ANTHONY Williams, 70, was sentenced to five years in prison on Thursday for killing his wife Ruth, 67, at their home in Cwmbran, on March 28 last year.

Williams said he “snapped” following a period of suffering depression and anxiety and was sentenced for manslaughter by reason of diminished responsibility after being cleared of murder by a jury.

Judge Paul Thomas told Swansea Crown Court that in his view Williams’s mental state was “severely affected at the time” and there was “no logical explanation” for why he killed his wife.

On Friday campaigners including Labour MPs Harriet Harman, Jess Phillips, and Alex Davies-Jones referred Williams’s sentence to the Attorney General, claiming the length of the sentence was “unduly lenient” and asking that it be reviewed by the Court of Appeal.

Here follows the PA news agency’s transcript of the judge’s sentencing remarks at Swansea Crown Court on Thursday.

Judge Thomas said: “This is a tragic case on several levels. The overwhelming greatest tragedy here is a lady of 67 who had so much to live for, had her life ended by an act of great violence at the hands, literally, of a man that she loved for very nearly 50 years.

“There is also the tragedy that that act that lasted only a matter of minutes at most, and immediately repented by you, will now be the defining one for the rest of your life.

“You will have to live with the knowledge that you killed your wife, and that you have left your daughter without her beloved mother. That it will be the heaviest of burdens for you, I have no doubt.

“The letter that your daughter has written so movingly to the court makes that abundantly clear.

“Having heard the evidence of your state of mind in the year leading up to this awful event, and especially in the preceding few days, I am of the view that your mental state was severely affected at the time. That of course is in line with the verdict the jury returned in this case.

“I have formed the view that you were suffering from largely irrational anxiety, exacerbated by, and in a vicious circle with, depression and lack of sleep. You were obsessing about coronavirus. But you were also obsessing about matters which had no rational basis.


“For example, you were very concerned that you would lose your home. It was a home that you owned outright. You were concerned that you wouldn’t be able to afford shoes. But you have the best part of £150,000 in the bank. You worried greatly that your daughter’s house insurance would be invalidated, despite the fact she repeatedly assured you to the contrary.

“There is no logical explanation why a placid, non-aggressive, inoffensive man, happily married for 46 years, and with absolutely impeccable character, should out of the blue strangle his wife for such an innocuous comment as “get over it”.

“Again, consistent with the jury’s verdict, I am left with the belief that something went severely wrong with your mental functioning, due to an underlying and substantial impairment of your mental functioning.

“You were unable to maintain your self-control.

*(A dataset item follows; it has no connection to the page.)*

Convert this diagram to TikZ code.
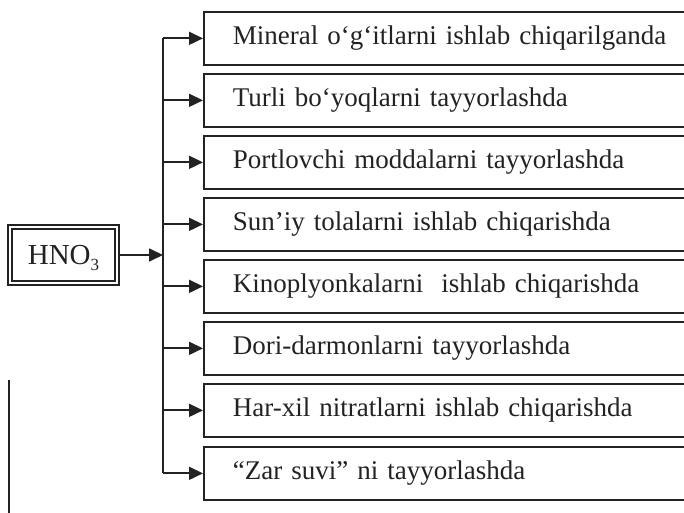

You were unable to make rational decisions. You were unable, at that moment, to understand fully the nature of what you were doing.

“I agree with submissions of both prosecution and defence that you retained, at the time of the killing, only low responsibility for your actions. I have read with care the letter your daughter, your mutual daughter, has written to the court. It is a very moving document. Despite her plea therein, I’m afraid that my wider public duty means that I have to send you to prison.

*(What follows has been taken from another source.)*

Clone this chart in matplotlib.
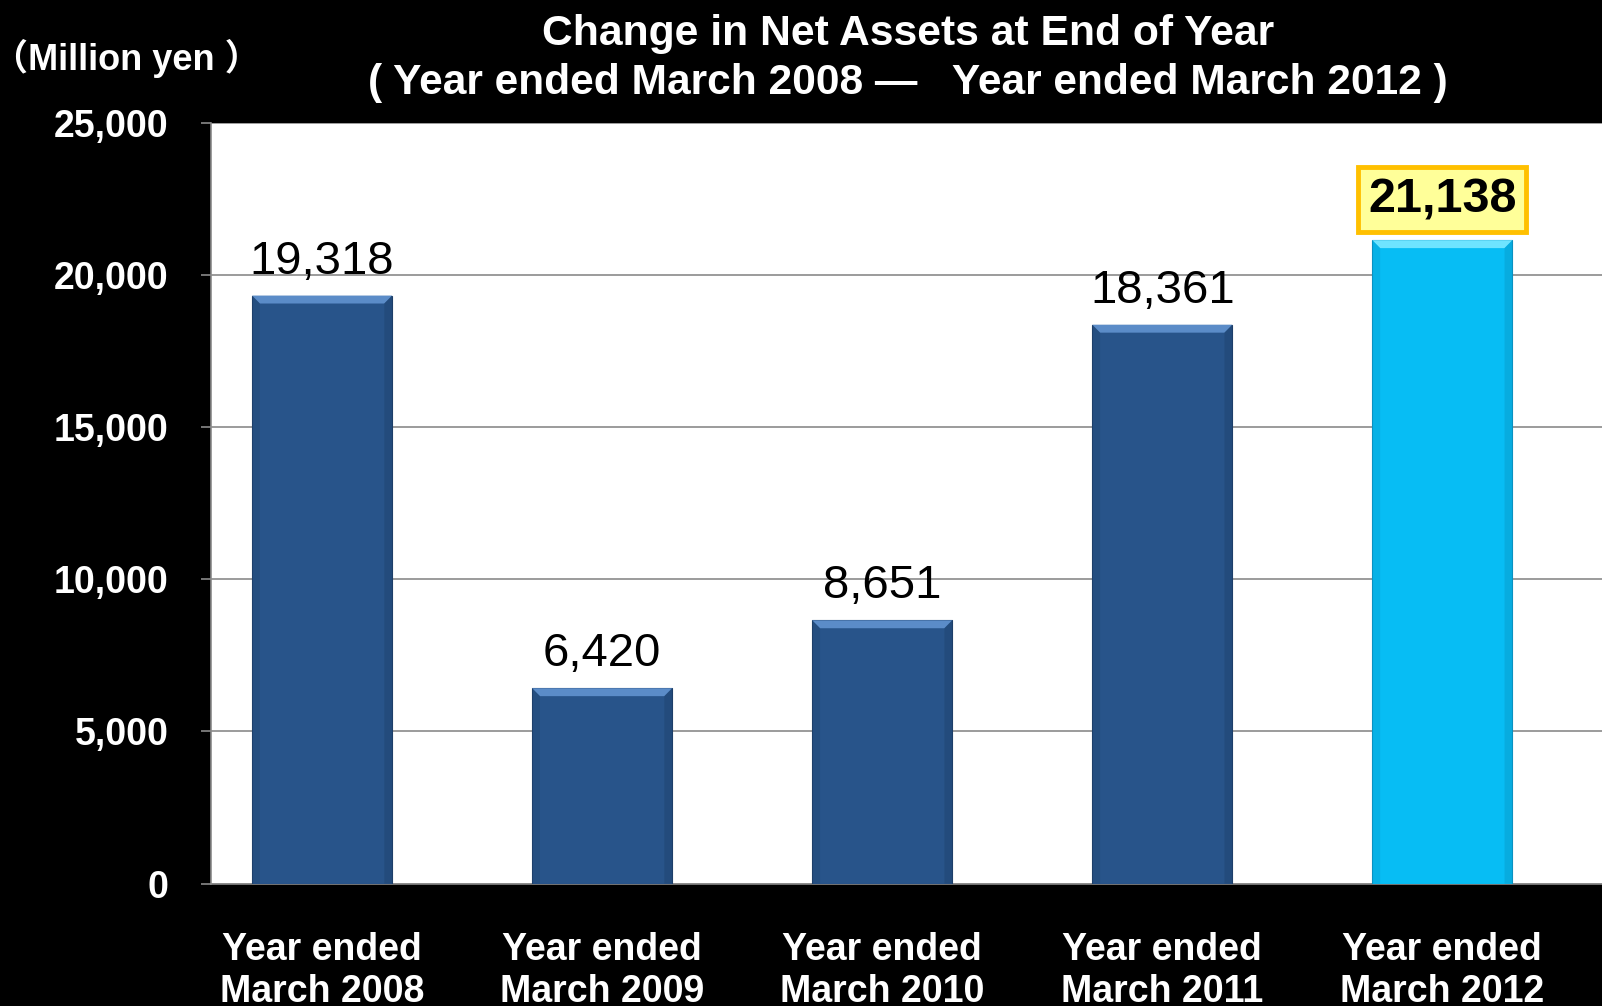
import numpy as np
import matplotlib.pyplot as plt
from matplotlib.patches import Polygon

# --- Data ---
years = ["Year ended\nMarch 2008", "Year ended\nMarch 2009", "Year ended\nMarch 2010",
         "Year ended\nMarch 2011", "Year ended\nMarch 2012"]
net_assets = [19318, 6420, 8651, 18361, 21138]
y_ticks = [0, 5000, 10000, 15000, 20000, 25000]

BAR_DARK = "#28548A"
BAR_LIGHT = "#07BDF4"
GRID = "#8a8a8a"

fig = plt.figure(figsize=(16.02, 10.06), dpi=100, facecolor="black")
ax = fig.add_axes([0.132, 0.1216, 0.868, 0.7565])
ax.set_facecolor("white")

x = np.arange(len(years))
colors = [BAR_DARK] * (len(years) - 1) + [BAR_LIGHT]
bars = ax.bar(x, net_assets, width=0.5, color=colors, zorder=3,
              edgecolor="#1d3e68", linewidth=0.8)
bars[-1].set_edgecolor("#0a8fbf")

# bevel on the top of each bar
bev_x = 0.028
bev_y = 260
for b, c in zip(bars, colors):
    x0, w, h = b.get_x(), b.get_width(), b.get_height()
    top = "#5b8cc8" if c == BAR_DARK else "#6fe4ff"
    side = "#1f446f" if c == BAR_DARK else "#079ccc"
    ax.add_patch(Polygon([[x0, h], [x0 + w, h], [x0 + w - bev_x, h - bev_y],
                          [x0 + bev_x, h - bev_y]], closed=True,
                         facecolor=top, edgecolor="none", zorder=4))
    ax.add_patch(Polygon([[x0, h], [x0 + bev_x, h - bev_y], [x0 + bev_x, 0], [x0, 0]],
                         closed=True, facecolor=side, edgecolor="none", alpha=0.35, zorder=4))
    ax.add_patch(Polygon([[x0 + w, h], [x0 + w - bev_x, h - bev_y], [x0 + w - bev_x, 0],
                          [x0 + w, 0]], closed=True, facecolor=side, edgecolor="none",
                         alpha=0.5, zorder=4))

ax.set_xlim(-0.395, 4.57)
ax.set_ylim(0, 25000)
ax.set_yticks(y_ticks)
ax.set_yticklabels([f"{v:,}" for v in y_ticks])
ax.set_xticks(x)
ax.set_xticklabels(years, linespacing=1.2)

ax.yaxis.grid(True, color=GRID, linewidth=1.2, zorder=0)
for s in ["top", "right"]:
    ax.spines[s].set_visible(False)
for s in ["left", "bottom"]:
    ax.spines[s].set_color(GRID)
    ax.spines[s].set_linewidth(1.2)

ax.tick_params(axis="y", colors=GRID, length=7, width=1.2, pad=24)
ax.tick_params(axis="x", length=0, pad=35)
for lbl in ax.get_yticklabels():
    lbl.set_color("white")
    lbl.set_fontsize(27)
    lbl.set_fontweight("bold")
    lbl.set_family("Liberation Sans")
for lbl in ax.get_xticklabels():
    lbl.set_color("white")
    lbl.set_fontsize(27)
    lbl.set_fontweight("bold")
    lbl.set_family("Liberation Sans")

# value labels
for i, v in enumerate(net_assets):
    if i == len(net_assets) - 1:
        ax.annotate(f"{v:,}", xy=(i, v), xytext=(0, 28), textcoords="offset pixels",
                    ha="center", va="baseline", fontsize=35, fontweight="bold",
                    family="Liberation Sans", color="black", zorder=5,
                    bbox=dict(boxstyle="square,pad=0.2", facecolor="#FFFF99",
                              edgecolor="#FFC000", linewidth=3.5))
    else:
        ax.annotate(f"{v:,}", xy=(i, v), xytext=(0, 22), textcoords="offset pixels",
                    ha="center", va="baseline", fontsize=34,
                    family="Liberation Sans", color="black", zorder=5)

# titles
fig.text(0.567, 1 - 34 / 1006, "Change in Net Assets at End of Year", ha="center",
         va="center", color="white", fontsize=30.7, fontweight="bold",
         family="Liberation Sans")
fig.text(0.567, 1 - 83 / 1006, "( Year ended March 2008 \u2014   Year ended March 2012 )",
         ha="center", va="center", color="white", fontsize=30.6, fontweight="bold",
         family="Liberation Sans")
fig.text(-8 / 1602, 1 - 58 / 1006, "\uff08Million yen \uff09", ha="left", va="center",
         color="white", fontsize=26, fontweight="bold",
         family=["Liberation Sans", "Noto Sans CJK JP"])

fig.savefig("out.png", dpi=100, facecolor="black")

“In assessing the length of that, it is accepted by both the prosecution and the defence here that the starting point is one of seven years imprisonment.

“In my view it is appropriate here to slightly increase the starting point, had there been a trial on manslaughter, to deal with the aggravating factor of the prolonged nature of the attack on her. You could’ve desisted in the bedroom, but you continued at the front door.

“Had you pleaded not guilty to manslaughter, the post-sentence level would have been seven and a half years. I have, however, to discount that by one third to reflect your guilty plea at the first opportunity.

“The sentence that I pass upon you is one of five years in prison. You will serve two and a half years of that, however that will be less the time that you’ve already spent on remand.

“At the halfway point you will be released and you will not have to return to custody as long as you commit no offence whilst on the five years of licence and you comply with the conditions of any such licence. Finally, there will be a surcharge payable upon your release.”